Preparing to Pitch Your Work and Yourself to an Agent

Mon 01st May, 2017

Posted by Staff Posted in Insight

Article by: Beth Huerta

Beth Huerta is the in-house editor and a photographer’s agent with the award-winning agency Candace Gelman & Associates.

You made it in the door. Whether you are attending a portfolio review with many agents or you’ve been invited to meet with just one, this step is huge. This meeting could lead to an extraordinary opportunity for growth – both as a professional photographer and as a person.

Prepare in advance, get your homework done. Google the agent’s site and familiarize yourself with their roster. Know why – without a doubt – you would be an asset to that agent’s group and business. Like a gladiator with work samples in hand, confidently enter the arena.

While every meeting is unique, there are some points you should be prepared to address. Any amount of preparation you do will arm you for success.

  1. First Impression. For anyone who has been on a job interview, this is no different. First impressions go beyond a long way – they can be everything. Be on time. Dress appropriately. Set the tone with your enthusiasm and confidence. While you may have rehearsed your pitch, be comfortable with listening.
  2. Discuss Your Aesthetic. Your work is the commodity. You should be ready to present your approach to your work. Can you clearly describe what motivates you, what inspires you? Can you describe your dream job? Can you tell the story of the evolution of your work, and where you hope to see it go?
  3. Present Your Business and Marketing Model. At no other time in our industry’s history has it been more important to have business chops. While an agent will act as your advocate and advisor, you need to already have a business and marketing model in play. An agent will want to know if your approach to your success has been...successful (Do you test regularly? How often do you update your portfolio and site? Who are your dream clients and what have you done to make a connection with them?). Growth will happen. That’s the goal. But, your personal, professional, and financial commitment to that growth has to be in practice before you even meet with an agent.
  4. Know What Your Looking For (in an agent). The photographer/agent relationship is an authentic business partnership. In fact, because of the personal connection most photographers have with their work, agents can take on an almost spousal role. They are there to nurture your career in a way that is sensitive not only your professional goals, but also your fulfillment as an artist. What do you want from this person? Be prepared to address that.
  5. The Bottom Line. Agents are looking for motivated, appreciative, savvy professionals with a distinctive point of view. They want to partner with photographers who are proactive, creative problem-solvers. You believe in your work and, yet, are open to suggestions. You are serious about your career, and are inspired to create and capture moments that have a universal voice.

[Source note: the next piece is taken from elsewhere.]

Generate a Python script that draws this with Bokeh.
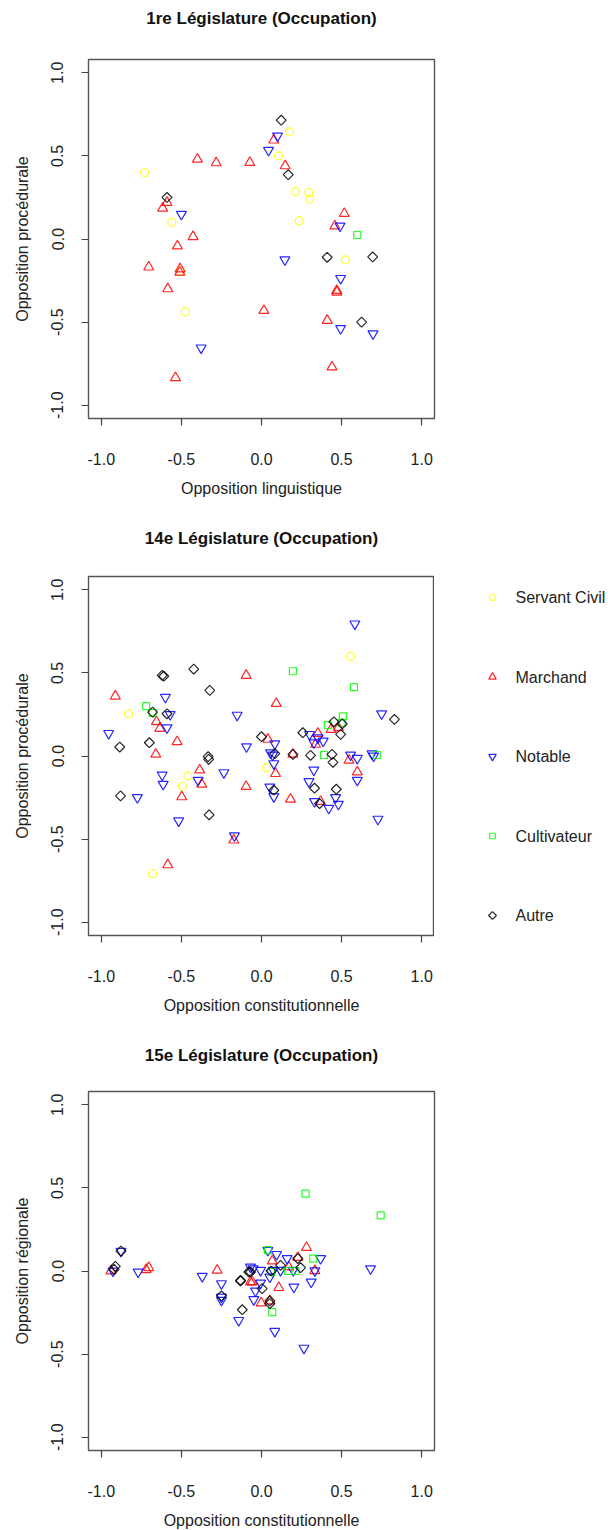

The photographer/agent relationship can lead to career-changing opportunities. If you want one, know that a great business partnership is dependent on communication, mutual respect, and shared goals. The opportunity to meet with an agent in the hopes of being represented by that person can be the beginning of a beautiful relationship. It’s up to you!

And if the meeting goes well – don’t forget to send a thank you note!

Beth Huerta Bio

Beth became involved with photography 15 years ago. To supplement her income as a published fine art photographer, she worked as an assistant in New York. She also worked as consultant/editor for Dick Luria (pioneer in the stock photography business), Howard Schatz, and the famed editorial photographer, Theo Westenberger – to name a few. Beth eventually accepted a fulltime position as studio manager for William Huber. She has since worked as studio manager, editor, and producer for Pier Nicola D’Amico and Stephanie Rausser. While living in Philadelphia, Beth was an adjunct professor in the Photography programs at Drexel and the University of the Arts. Two courses that Beth developed for Drexel (Production for Commercial Photographers and Portfolio Development) are now permanent requirements of their BS in Photography curriculum. Currently, Beth is the in-house editor and a photographer’s agent with the award-winning agency Candace Gelman & Associates.

(Thank you to Melissa Hennessy and Linda Levy for their input).